The onMilestoneSelected method will be bound to the selectItemChange output property of the AutoComplete component. We use the emitted value of the AutoComplete component to set our tasks milestone and persist the LiveDocument project using its persist method.
The onMilestoneCreated method will be bound to the itemCreated output property of the AutoComplete component. On such an event, we add the created milestone to the projects milestone list as well as assign the current task to the created milestone. After updating the LiveDocument data, we use the persist method to save all changes.
Let's look into lib/project/project-task-details/project-task-details.html to see the necessary changes in our template:
… <div class="task-details__content"> … <ngc-auto-complete [items]="projectMilestones" [selectedItem]="task?.milestone" (selectedItemChange)="onMilestoneSelected($event)" (itemCreated)="onMilestoneCreated($event)"> </ngc-auto-complete> </div>
Besides the output property bindings that you're already aware of, we also create two input bindings for the items and selectedItem input properties of the AutoComplete component.

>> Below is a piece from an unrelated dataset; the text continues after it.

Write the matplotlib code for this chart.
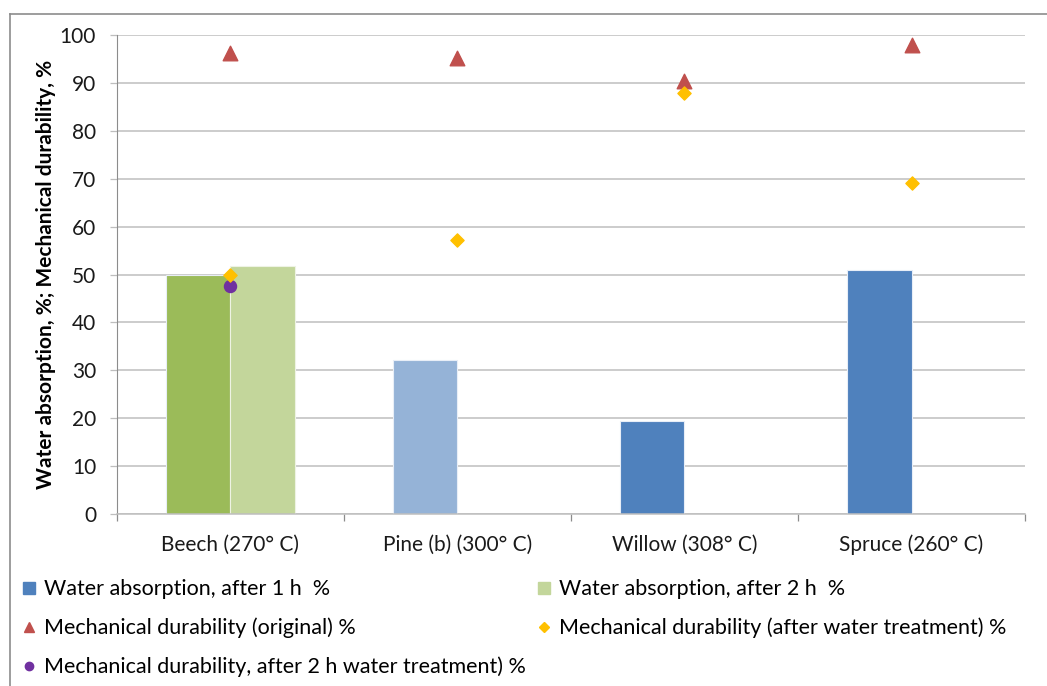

This is already it. We created a new UI component that provides autocompletion and used that component to implement milestone management on our tasks.
Isn't it nice how easy it suddenly seems to implement new functionality when using components with proper encapsulation? The great thing about component-oriented development is that your development time for new functionality decreased with the amount of reusable components that you already created.